Não existe uma Convenção que regule este assunto, o contrato é regulado pela lei interna escolhida pelas partes no contrato ou pela lei do lugar onde este foi celebrado (normas de conflito- direito internacional privado-artigo 35º do Código Civil), pelo que iremos apenas falar do nosso regime nacional.

O contrato de construção e reparação naval encontra-se regulado pelo Decreto-lei nº 201/98, de 10 de Julho (Estatuto Legal do Navio), nos artigos 12º e seguintes. Este diploma não foi até hoje alterado, houve apenas uma rectificação, a Declaração de Rectificação nº 11-P/98 de 31 de Julho, e revogou os artigos 485º a 487º, e 489º a 491º do Código Comercial.

Noção de Navio:

Já falámos sobre a noção de navio numa outra edição do Jornal, contudo é importante relembrar o seu conceito, o artigo 1º deste decreto-lei define Navio como: “o engenho flutuante destinado à navegação por água, fazendo parte integrante do navio, a máquina principal e as máquinas auxiliares, todos os aparelhos, aprestos meios de salvação, acessórios e mais equipamentos existentes a bordo necessários à sua operacionalidade.”

Forma do contrato:

Estabelece o artigo 12º que o contrato de construção de navio e as suas alterações estão sujeitos a forma escrita, portanto o contrato tem de ser sempre reduzido a escrito.

Regime do contrato:

O contrato é disciplinado pelas cláusulas do instrumento contratual, pelo decreto-lei nº 201/98 de 10 de Julho e subsidiariamente, pelas normas aplicáveis ao contrato de empreitada, desde que não contrariem o diploma em análise (artigo 13º).

Projecto de construção do Navio:

A construção de um navio inicia-se com um projecto que é elaborado por arquitectos e engenheiros navais e posteriormente é aprovado pelo dono da obra.

De acordo com o nº 1 do artigo 14º o construtor deve executar a construção do navio em conformidade com o projecto aprovado pelo dono da obra e sem vícios que excluam ou reduzam o seu valor ou a sua aptidão para o uso previsto no contrato, ou, na falta desta indicação, para o uso comum do tipo de navio em causa.

O construtor não é responsável pelo projecto elaborado pelo dono da obra ou por terceiro, consta no nº 2 do artigo.
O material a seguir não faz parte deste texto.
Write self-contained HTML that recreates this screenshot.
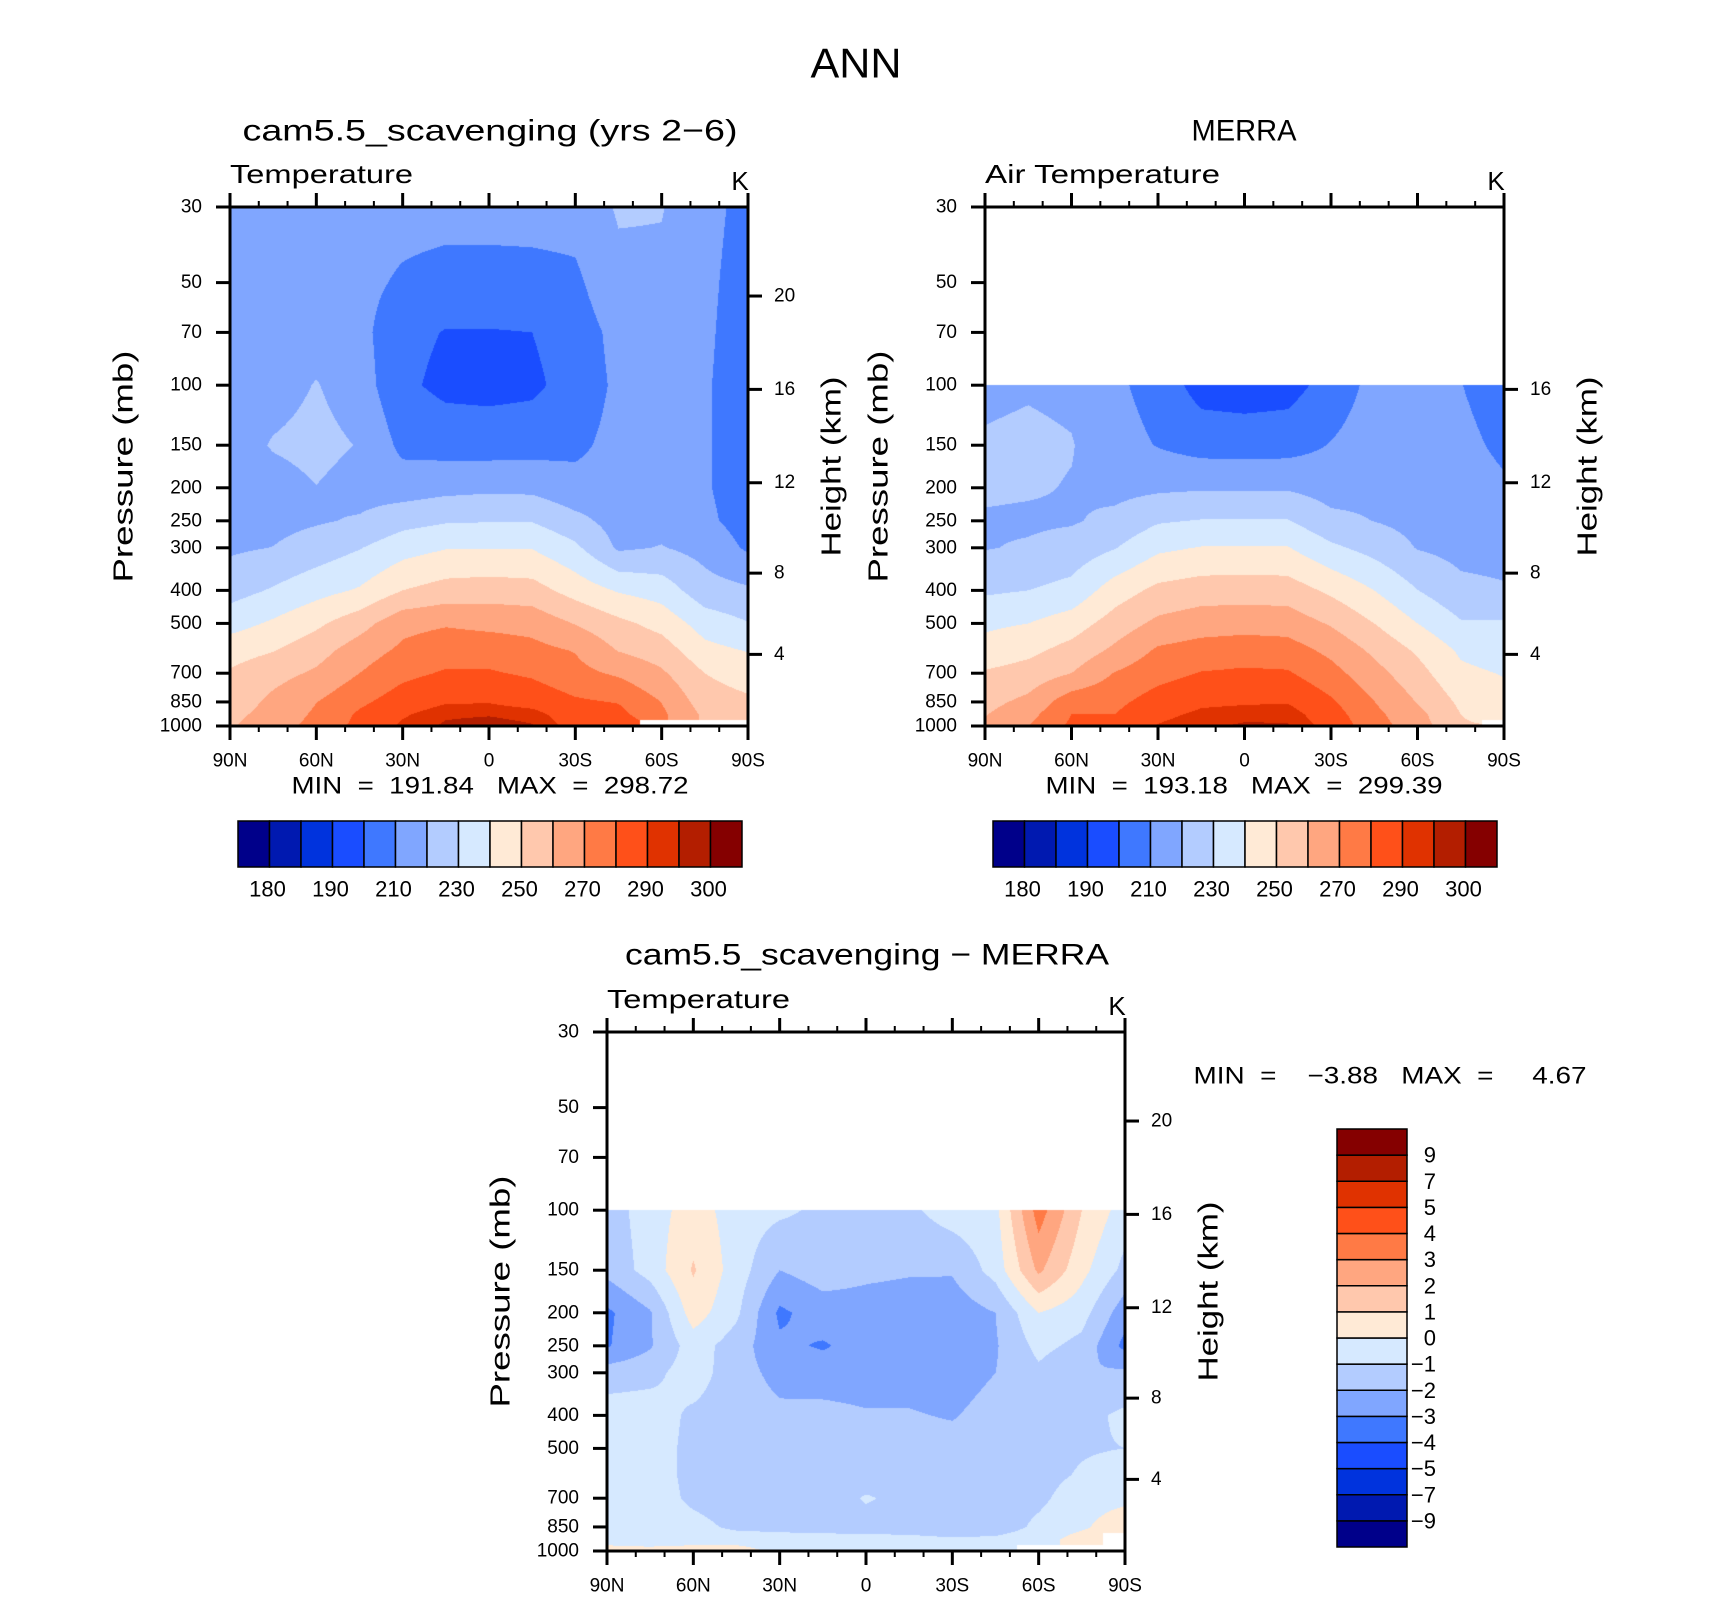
<!DOCTYPE html>
<html><head><meta charset="utf-8"><style>
html,body{margin:0;padding:0;background:#fff;}
#wrap{position:relative;width:1710px;height:1600px;overflow:hidden;background:#fff;}
canvas{position:absolute;}
svg{position:absolute;left:0;top:0;}
text{font-family:"Liberation Sans",sans-serif;fill:#000;}
.pre{white-space:pre;}
</style></head><body>
<div id="wrap">
<canvas id="c1"></canvas>
<canvas id="c2"></canvas>
<canvas id="c3"></canvas>
<svg id="ov" width="1710" height="1600"></svg>
</div>
<script>
// ---------- data ----------
const latLabels = ["90N","60N","30N","0","30S","60S","90S"];
const pressureTicks = [30,50,70,100,150,200,250,300,400,500,700,850,1000];
const heightTicks = [20,16,12,8,4];
const absLevels = [180,185,190,200,210,220,230,240,250,260,270,280,290,295,300];
const absLabels = ["180","190","210","230","250","270","290","300"];
const diffLevels = [-9,-7,-5,-4,-3,-2,-1,0,1,2,3,4,5,7,9];
const diffLabels = ["-9","-7","-5","-4","-3","-2","-1","0","1","2","3","4","5","7","9"];
const palette = ["#00008a","#0019b0","#0033dd","#1a4dff","#3f78ff","#80a6ff","#b3ccff","#d6e9ff","#ffead6","#ffc8ad","#ffa680","#ff7a45","#ff5019","#e03200","#b31e00","#850000"];
const modelP = [30,50,70,100,150,200,250,300,400,500,600,700,850,925,1000];
const modelT = [
[214,215,214,214,214,214,214,214,214,221,220.5,213,207],
[215,215,215,213,208.5,206,206,206.5,208,217.5,218,212,206],
[214,215,216,213,203,199.5,199.5,200,205,213,213,211.5,205.5],
[214,216,220.5,215,202,197.5,197,198,204,212,212.5,211,205],
[215,220.8,223,219.5,207.5,206,205.5,206,208,213,213,211,205],
[215,216,219.8,216,215,217,218,217.5,213,214,214,211,205],
[216,217,219,221,226.5,229,229.5,229.5,223,216,216.5,212,206],
[218.5,220.2,224.5,229.5,236,239.5,239.5,239.5,232,218.5,220.5,216.5,208.5],
[226,231,236.5,241,250,254,255,254,246,239,235.5,224,221.5],
[236,241.5,248,256,267,269,267.5,266.5,259.5,252.5,246.5,235.5,230.5],
[246,249.5,256,265,272,276,275.5,273,269.5,259.5,255,243,239.5],
[251,256.5,261.5,270,277.5,281,281,278.5,273,268.5,261.5,250,245],
[254,262.5,269.8,278,285,289.2,289.5,286.5,281.5,279.5,269.8,255,252],
[257,264,271.5,281.5,289,294,294.5,293,284.5,283,272,258,254],
[259,266,273,283,291.5,296,297.5,295.5,287,285,null,null,null]];
const obsP = [100,150,200,250,300,400,500,600,700,850,925,1000];
const merraT = [
[218,219,218,212,206,196,195,196,204,213,213,210.2,206],
[221,222,220.5,214,209.5,206,205.5,206,210.5,215,214,212,208.5],
[221.5,221,219.5,217,218.2,219,219,219,216,217.5,215.5,213.5,211],
[219,218.5,219,222.5,229,230.5,230.5,230.5,222.5,219.8,217,215,213.5],
[219.5,221,224,229.5,238,240.5,240.5,240.5,232,226.5,219.5,217,216.5],
[228.5,230,233,245,252.5,255,255.5,255,248,240,230.2,222.5,221],
[238,240,245,254.5,262.3,265.5,266,265.5,259,250,240,231,231],
[244,247.5,253.5,262,271.5,274,275.5,274.5,267.5,258,248.5,238.5,235.5],
[251,254,260,270.5,276.5,280.5,281.5,281,273.5,263.5,253.5,242,239.5],
[257,262.5,276,277.5,284.5,288.5,289,289.5,281.5,270.2,259.5,248,243],
[259.5,266.5,280,280,288,291.5,293,293.5,284.5,272.5,263,250,245],
[261,270,282,283.5,290.5,293.5,296,295.5,287,274,265,251,null]];
const diffT = [
[-1.5,-0.5,0.5,-0.5,-0.8,-1.2,-1.3,-1.2,-0.5,-0.3,3.5,1.0,-0.5],
[-1.7,-0.6,1.1,-0.5,-2.0,-1.5,-1.8,-1.9,-1.9,-0.6,2.2,0.3,-1.3],
[-3.2,-2.1,0.5,-0.8,-3.2,-2.5,-2.4,-2.5,-2.6,-2.0,0.0,-0.6,-2.6],
[-3.1,-2.1,-0.5,-1.5,-2.8,-3.1,-2.6,-3.0,-2.7,-2.1,-0.7,-1.3,-3.3],
[-1.5,-1.3,-0.5,-1.6,-2.3,-2.5,-2.5,-2.5,-2.6,-2.0,-1.2,-2.0,-1.8],
[-0.5,-0.5,-1.2,-1.5,-1.8,-1.7,-1.9,-1.9,-2.1,-1.5,-1.3,-1.3,-0.8],
[-0.5,-0.5,-1.3,-1.5,-1.5,-1.5,-1.5,-1.5,-1.5,-1.4,-1.3,-1.1,-1.0],
[-0.5,-0.5,-1.3,-1.5,-1.5,-1.6,-1.5,-1.5,-1.5,-1.4,-1.3,-0.9,-0.5],
[-0.5,-0.5,-1.2,-1.5,-1.5,-1.6,-0.9,-1.3,-1.5,-1.4,-1.2,-0.5,-0.3],
[-0.5,-0.5,-0.7,-1.2,-1.3,-1.3,-1.4,-1.5,-1.9,-1.5,-0.8,-0.2,0.8],
[-0.3,-0.5,-0.5,-0.5,-0.6,-0.7,-0.7,-0.7,-0.8,-0.8,-0.5,0.5,null],
[0.3,0.3,0.5,0.5,-0.3,-0.5,-0.5,-0.5,-0.4,-0.4,null,null,null]];

// ---------- geometry ----------
const P1={x0:230,x1:748,y0:207,y1:726};
const P2={x0:985,x1:1504,y0:207,y1:726};
const P3={x0:607,x1:1125,y0:1032,y1:1551};
const LNR=Math.log(1000/30);
function yOf(P,p){return P.y0+(P.y1-P.y0)*Math.log(p/30)/LNR;}
function xOfLat(P,lat){return P.x0+(P.x1-P.x0)*(90-lat)/180;}
function pOfY(P,y){return 30*Math.exp((y-P.y0)/(P.y1-P.y0)*LNR);}
function pOfZ(zkm){const z=zkm*1000;return z<11000?1013.25*Math.pow(1-2.25577e-5*z,5.25588):226.32*Math.exp(-(z-11000)/6341.6);}
function colorIdx(v,lev){let k=0;while(k<lev.length&&v>=lev[k])k++;return k;}
function hex(h){return [parseInt(h.substr(1,2),16),parseInt(h.substr(3,2),16),parseInt(h.substr(5,2),16)];}
const rgb=palette.map(hex);

function renderField(id,P,levP,grid,lev){
  const c=document.getElementById(id);
  const W=P.x1-P.x0,H=P.y1-P.y0;
  c.width=W;c.height=H;c.style.left=P.x0+'px';c.style.top=P.y0+'px';
  const ctx=c.getContext('2d');const img=ctx.createImageData(W,H);const d=img.data;
  const lp=levP.map(Math.log);
  for(let y=0;y<H;y++){
    const p=pOfY(P,P.y0+y+0.5);const l=Math.log(p);
    for(let x=0;x<W;x++){
      const o=(y*W+x)*4;
      if(l<lp[0]-1e-9||l>lp[lp.length-1]+1e-9){d[o]=d[o+1]=d[o+2]=255;d[o+3]=255;continue;}
      let k=0;while(k<lp.length-2&&l>lp[k+1])k++;
      const ty=Math.min(1,Math.max(0,(l-lp[k])/(lp[k+1]-lp[k])));
      const fx=(x+0.5)/W*12;let i=Math.min(11,Math.floor(fx));const tx=fx-i;
      const cs=[[grid[k][i],(1-tx)*(1-ty)],[grid[k][i+1],tx*(1-ty)],[grid[k+1][i],(1-tx)*ty],[grid[k+1][i+1],tx*ty]];
      let best=cs[0];for(const q of cs)if(q[1]>best[1])best=q;
      let col=[255,255,255];
      if(best[0]!==null){let s=0,w=0;for(const q of cs)if(q[0]!==null){s+=q[0]*q[1];w+=q[1];}
        col=rgb[colorIdx(s/w,lev)];}
      d[o]=col[0];d[o+1]=col[1];d[o+2]=col[2];d[o+3]=255;
    }
  }
  ctx.putImageData(img,0,0);
}
renderField('c1',P1,modelP,modelT,absLevels);
renderField('c2',P2,obsP,merraT,absLevels);
renderField('c3',P3,obsP,diffT,diffLevels);

// ---------- svg overlay ----------
const NS="http://www.w3.org/2000/svg";const ov=document.getElementById('ov');
function el(tag,attrs,parent){const e=document.createElementNS(NS,tag);for(const k in attrs)e.setAttribute(k,attrs[k]);(parent||ov).appendChild(e);return e;}
function txt(s,x,y,size,anchor,extra){const e=el('text',Object.assign({x:x,y:y,'font-size':size,'text-anchor':anchor||'middle','dominant-baseline':'central'},extra||{}));e.textContent=s;return e;}

function axes(P,name,opts){
  const g=el('g',{});
  
  
  el('rect',{x:P.x0,y:P.y0,width:P.x1-P.x0,height:P.y1-P.y0,fill:'none',stroke:'#000','stroke-width':3},g);
  for(let lat=90;lat>=-90;lat-=10){
    const x=xOfLat(P,lat);const major=(lat%30===0);const L=major?14:6;
    el('line',{x1:x,y1:P.y0,x2:x,y2:P.y0-L,stroke:'#000','stroke-width':major?3:2},g);
    el('line',{x1:x,y1:P.y1,x2:x,y2:P.y1+L,stroke:'#000','stroke-width':major?3:2},g);
  }
  latLabels.forEach((s,i)=>{const t=txt(s,P.x0+(P.x1-P.x0)*i/6,P.y1+35,19,'middle',{});
    
    g.appendChild(t);});
  pressureTicks.forEach(p=>{const y=yOf(P,p);
    el('line',{x1:P.x0,y1:y,x2:P.x0-14,y2:y,stroke:'#000','stroke-width':3},g);
    const t=txt(String(p),P.x0-28,y,19,'end',{});
    
    g.appendChild(t);});
  heightTicks.forEach(h=>{const p=pOfZ(h);if(p<opts.pmin)return;const y=yOf(P,p);
    el('line',{x1:P.x1,y1:y,x2:P.x1+14,y2:y,stroke:'#000','stroke-width':3},g);
    const t=txt(String(h),P.x1+26,y,19,'start',{});
    
    g.appendChild(t);});
  const cy=(P.y0+P.y1)/2;
  const pt=txt('Pressure (mb)',0,0,28,'middle',{transform:`translate(${P.x0-107},${cy}) rotate(-90)`,textLength:232,lengthAdjust:'spacingAndGlyphs'});
  
  
  const ht=txt('Height (km)',0,0,28,'middle',{transform:`translate(${P.x1+83},${cy}) rotate(-90)`,textLength:180,lengthAdjust:'spacingAndGlyphs'});
  
  
  const st=txt(opts.sub,P.x0,P.y0-33,26,'start',{textLength:opts.subLen,lengthAdjust:'spacingAndGlyphs'});
  
  
  const k=txt('K',P.x1-8,P.y0-26,26,'middle',{});
  
  
}
axes(P1,'model',{pmin:30,sub:'Temperature',subLen:183});
axes(P2,'merra',{pmin:100,sub:'Air Temperature',subLen:235});
axes(P3,'diff',{pmin:30,sub:'Temperature',subLen:183});

let t;
t=txt('ANN',856,63,42,'middle',{textLength:91,lengthAdjust:'spacingAndGlyphs'});


t=txt('cam5.5_scavenging (yrs 2\u22126)',490,131,30,'middle',{textLength:495,lengthAdjust:'spacingAndGlyphs'});


t=txt('MERRA',1244,131,30,'middle',{textLength:105,lengthAdjust:'spacingAndGlyphs'});


t=txt('cam5.5_scavenging \u2212 MERRA',867,955,30,'middle',{textLength:484,lengthAdjust:'spacingAndGlyphs'});


t=txt('MIN  =  191.84   MAX  =  298.72',490,786,24,'middle',{class:'pre',textLength:397,lengthAdjust:'spacingAndGlyphs'});


t=txt('MIN  =  193.18   MAX  =  299.39',1244,786,24,'middle',{class:'pre',textLength:397,lengthAdjust:'spacingAndGlyphs'});


t=txt('MIN  =    \u22123.88   MAX  =     4.67',1390,1076,24,'middle',{class:'pre',textLength:393,lengthAdjust:'spacingAndGlyphs'});



function hbar(x0,x1,y0,y1,name){
  const g=el('g',{});
  
  
  const w=(x1-x0)/palette.length;
  palette.forEach((c,i)=>{const r=el('rect',{x:x0+i*w,y:y0,width:w,height:y1-y0,fill:c,stroke:'#000','stroke-width':1.5},g);
    
    });
  absLabels.forEach((s,j)=>{const tt=txt(s,x0+(2*j+1)*w-2,y1+22,22,'middle',{});
    
    g.appendChild(tt);});
}
hbar(238,742,821,867,'model-colorbar');
hbar(993,1497,821,867,'merra-colorbar');
(function(){
  const x0=1337,x1=1407,y0=1129,y1=1547;const g=el('g',{});
  
  
  const h=(y1-y0)/palette.length;
  palette.forEach((c,i)=>{const r=el('rect',{x:x0,y:y1-(i+1)*h,width:x1-x0,height:h,fill:c,stroke:'#000','stroke-width':1.5},g);
    
    });
  diffLabels.forEach((s,j)=>{const tt=txt(s.replace('-','\u2212'),1436,y1-(j+1)*h,22,'end',{});
    
    g.appendChild(tt);});
})();
</script>
</body></html>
Contudo, deve avisar o dono da obra dos defeitos do projecto que sejam detectáveis por um técnico diligente e sugerir-lhe as necessárias alterações (nº 3)

Fiscalização:

O artigo 15º diz-nos que o dono da obra pode fiscalizar, à sua custa, a execução dela desde que não perturbe o andamento normal da construção e que por sua vez o construtor deve, durante a construção, conceder ao dono da obra e aos seus representantes as facilidades necessárias à fiscalização e dar-lhes a assistência de que razoavelmente careçam para o seu cabal desempenho. O mesmo se diga quanto aos subempreiteiros que realizem trabalhos destinados à construção do navio.

Propriedade do Navio em construção:

Quanto à questão sobre quem é o proprietário do navio em construção, o  artigo 16º define que, salvo acordo em contrário, o navio, durante a construção, é propriedade do construtor, excepto os materiais fornecidos pelo dono da obra, transferindo-se a propriedade com a entrega do navio pelo construtor ao dono de obra com a aceitação deste.

Alterações:

Caso hajam alterações durante a construção do navio, por exemplo novas regras técnicas, regulamentos, convenções internacionais ou quaisquer outras normas legais que imponham alterações na construção, deve o construtor, no prazo de 30 dias a contar do início da respectiva vigência, avisar o dono da obra e apresentar-lhe uma proposta do preço das alterações e, sendo caso disso, da nova data da entrega do navio (artigo 17º nº 1).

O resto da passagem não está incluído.